Regretfully once more, the scientific implications are yet to be suitably grasped by the comity of nations. Home to 3 million species ~ indeed one in 10 of all known plants and animals on Earth ~ the Amazonian rainforest is the most biodiverse place on the planet. Three-quarters of plant species there are unique to the rainforest. The Amazon is home too to a million indigenous people, thousands of whom have lost their lives in recent decades defending the forest against commercial interests. Dire is the connection between wildfires and climate change.

The rainforest plays a critical role in regulating the Earth’s climate, absorbing millions of tonnes of carbon dioxide every year. Halting deforestation is no less important than eliminating the use of fossil fuel to avoid catastrophic global overheating; scientists have estimated that protecting and restoring rainforests could reduce carbon emissions by 18 per cent by 2030. As important as the pow-wow in Biarritz and the infructuous climate change conferences is the need to convene a conference on the Amazonian disaster per se, and it is here that the occasionally prevaricating United Nations has a crucial responsibility.

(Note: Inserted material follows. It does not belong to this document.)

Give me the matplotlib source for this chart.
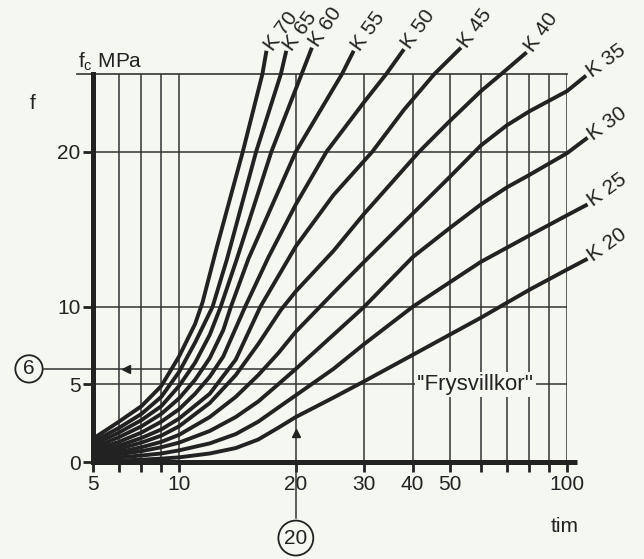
import numpy as np
import matplotlib.pyplot as plt

plt.rcParams['font.family'] = ['Liberation Sans', 'DejaVu Sans']

# hardening curves: time in hours (log axis) and strength fc in MPa
k20_t = [6, 7, 8, 9, 10, 12, 14, 16, 18, 20, 25, 30, 40, 60, 80, 100, 113]
k20_f = [0.05, 0.1, 0.15, 0.22, 0.3, 0.55, 0.9, 1.45, 2.2, 2.9, 4.15, 5.2, 6.9, 9.3, 11.1, 12.4, 13.1]
k25_t = [6, 7, 8, 9, 10, 12, 14, 16, 18, 20, 25, 30, 40, 50, 60, 80, 100, 113]
k25_f = [0.2, 0.3, 0.42, 0.55, 0.75, 1.2, 1.8, 2.6, 3.5, 4.3, 6.0, 7.6, 10.0, 11.6, 12.9, 14.6, 15.9, 16.6]
k30_t = [6, 7, 8, 9, 10, 12, 14, 16, 18, 20, 25, 30, 40, 50, 60, 70, 80, 100, 113]
k30_f = [0.3, 0.5, 0.7, 0.95, 1.25, 2.0, 2.9, 3.9, 5.0, 6.0, 8.2, 10.0, 13.2, 15.1, 16.6, 17.7, 18.5, 19.9, 20.9]
k35_t = [6, 7, 8, 9, 10, 12, 14, 16, 18, 20, 25, 30, 40, 50, 60, 70, 80, 100, 112]
k35_f = [0.4, 0.65, 0.95, 1.3, 1.75, 2.9, 4.2, 5.6, 7.0, 8.4, 10.9, 12.9, 16.0, 18.4, 20.4, 21.7, 22.6, 23.9, 24.9]
k40_t = [6, 7, 8, 9, 10, 12, 14, 16, 18.3, 20, 25, 30, 41.6, 50, 60, 67.7, 78.7]
k40_f = [0.5, 0.85, 1.25, 1.7, 2.3, 3.8, 5.6, 7.6, 9.8, 11.0, 13.6, 16.0, 20.0, 22.0, 23.9, 25.0, 26.4]
k45_t = [6, 7, 8, 9, 10, 12, 14, 16.2, 20, 25, 31.5, 38, 45.5, 53.3]
k45_f = [0.6, 1.05, 1.55, 2.1, 2.8, 4.4, 6.6, 10.0, 13.9, 17.2, 20.0, 22.7, 25.0, 26.7]
k50_t = [6, 7, 8, 9, 10, 11, 12, 13, 14.8, 17, 20, 24, 30, 34.2, 38.0]
k50_f = [0.75, 1.3, 1.9, 2.6, 3.4, 4.4, 5.5, 6.8, 10.0, 13.2, 16.6, 20.0, 23.2, 25.0, 26.6]
k55_t = [6, 7, 8, 9, 10, 11, 12, 13, 13.6, 15.1, 20.0, 26.3, 28.2]
k55_f = [0.9, 1.6, 2.3, 3.1, 4.1, 5.3, 6.7, 8.5, 10.0, 13.1, 20.0, 25.0, 26.5]
k60_t = [6, 7, 8, 9, 10, 11, 12, 12.8, 14.1, 17.3, 20.7, 22.0]
k60_f = [1.1, 1.9, 2.7, 3.6, 4.9, 6.4, 8.2, 10.0, 13.1, 20.0, 25.0, 26.7]
k65_t = [6, 7, 8, 9, 10, 11, 12.2, 13.3, 15.8, 18.3, 18.9]
k65_f = [1.3, 2.2, 3.1, 4.2, 5.8, 7.7, 10.0, 13.1, 20.0, 25.0, 26.5]
k70_t = [6, 7, 8, 9, 10, 11, 11.5, 12.5, 14.6, 16.4, 16.8]
k70_f = [1.5, 2.6, 3.6, 4.9, 6.8, 8.9, 10.3, 13.8, 20.0, 25.0, 26.5]

x_ticks = [6, 7, 8, 9, 10, 20, 30, 40, 50, 60, 70, 80, 90, 100]
x_tick_labels = ['5', '', '', '', '10', '20', '30', '40', '50', '', '', '', '', '100']
x_grid = [7, 8, 9, 10, 20, 30, 40, 50, 60, 70, 80, 90, 100]
y_ticks = [0, 5, 10, 20]
y_grid = [5, 10, 20]

# example reading: 20 h on K 30 gives 6 MPa
reading_t = 20
reading_f = 6

bg = '#f5f7f1'
ink = '#222222'

curves = [
    ('K 20', k20_t, k20_f, 36), ('K 25', k25_t, k25_f, 36),
    ('K 30', k30_t, k30_f, 36), ('K 35', k35_t, k35_f, 36),
    ('K 40', k40_t, k40_f, 54), ('K 45', k45_t, k45_f, 54),
    ('K 50', k50_t, k50_f, 54), ('K 55', k55_t, k55_f, 54),
    ('K 60', k60_t, k60_f, 56), ('K 65', k65_t, k65_f, 54),
    ('K 70', k70_t, k70_f, 54),
]

fig = plt.figure(figsize=(6.44, 5.59), dpi=100, facecolor=bg)
ax = fig.add_axes([0.1444, 0.1735, 0.736, 0.694])
ax.set_facecolor(bg)
ax.set_xscale('log')
ax.set_xlim(6, 100)
ax.set_ylim(0, 25)

# grid
for x in x_grid:
    ax.axvline(x, color='#333333', lw=1.1, zorder=1)
for y in y_grid:
    ax.axhline(y, color='#333333', lw=1.1, zorder=1)
ax.plot([-0.034, 1], [1, 1], transform=ax.transAxes, color='#333333',
        lw=1.2, clip_on=False, zorder=1)

# axes
for s in ['top', 'right', 'bottom']:
    ax.spines[s].set_visible(False)
ax.spines['left'].set_linewidth(3.6)
ax.spines['left'].set_color(ink)
ax.plot([0, 1.021], [0, 0], transform=ax.transAxes, color=ink, lw=3.6,
        clip_on=False, solid_capstyle='butt', zorder=5)

ax.set_xticks(x_ticks)
ax.set_xticklabels(x_tick_labels)
ax.xaxis.set_minor_locator(plt.NullLocator())
ax.set_yticks(y_ticks)
ax.tick_params(direction='out', length=7, width=2, labelsize=15, pad=2,
               colors=ink)

# curves and their labels
for label, t, f, rot in curves:
    ax.plot(t, f, color=ink, lw=2.8, clip_on=False, zorder=4,
            solid_joinstyle='round', solid_capstyle='butt')
    a = np.radians(rot)
    ax.annotate(label, xy=(t[-1], f[-1]), xytext=(2 * np.cos(a), 2 * np.sin(a)),
                textcoords='offset points', rotation=rot, rotation_mode='anchor',
                ha='left', va='center', fontsize=15, color=ink,
                annotation_clip=False)

ax.text(58, 5, "''Frysvillkor''", ha='center', va='center', fontsize=16,
        color=ink, zorder=3, bbox=dict(fc=bg, ec='none', pad=1.5))

# reading lines
frac_t = np.log10(reading_t / 6) / np.log10(100 / 6)
ax.plot([-0.103, frac_t], [reading_f, reading_f], transform=ax.get_yaxis_transform(),
        color='#333333', lw=1.1, clip_on=False, zorder=2)
ax.plot([reading_t, reading_t], [0, -0.144], transform=ax.get_xaxis_transform(),
        color='#333333', lw=1.1, clip_on=False, zorder=2)
ax.plot([7.3], [reading_f], marker='<', ms=6, color=ink, zorder=3)
ax.plot([reading_t], [1.9], marker='^', ms=6, color=ink, zorder=3)
ax.text(-0.135, reading_f, '6', transform=ax.get_yaxis_transform(), ha='center',
        va='center', fontsize=15, color=ink, clip_on=False,
        bbox=dict(boxstyle='circle,pad=0.2', fc=bg, ec=ink, lw=1.3))
ax.text(reading_t, -0.196, '20', transform=ax.get_xaxis_transform(), ha='center',
        va='center', fontsize=15, color=ink, clip_on=False,
        bbox=dict(boxstyle='circle,pad=0.28', fc=bg, ec=ink, lw=1.3))

fig.text(0.171, 0.878, r'$\mathregular{f_c}$ MPa', ha='center', va='baseline',
         fontsize=15, color=ink)
fig.text(0.051, 0.815, 'f', ha='center', va='center', fontsize=15, color=ink)
fig.text(0.877, 0.048, 'tim', ha='center', va='baseline', fontsize=15, color=ink)

fig.savefig('out.png', dpi=100, facecolor=bg)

Palpably, much is at stake. For decades, the Amazon has been the site of a struggle over land rights. The conservationists and “indigenous people” are desperate to protect the forest. At another remove is Brazil’s business lobby, which is driven by a sense of quirky anxiety to effect the destruction and make way for farming, mining and logging. For a decade, it looked as though the conservationists were winning as the rate of deforestation declined.

But in the past five years, that trend has reversed with the growing influence of the Brazilian agribusiness segment. Indeed, there has been a sharp increase in deforestation ever since the election of Jair Bolsonaro, who has been dubbed as “Captain Chainsaw” for his support of Amazonian deforestation. In a sense, the fire has been ignited by the perennial conflict between the holders of land and the proponents of industrialisation.

The compulsions of a market economy cannot be accorded precedence over the fire. There has been an overdose of environmental rhetoric. The Earth and the world are involved.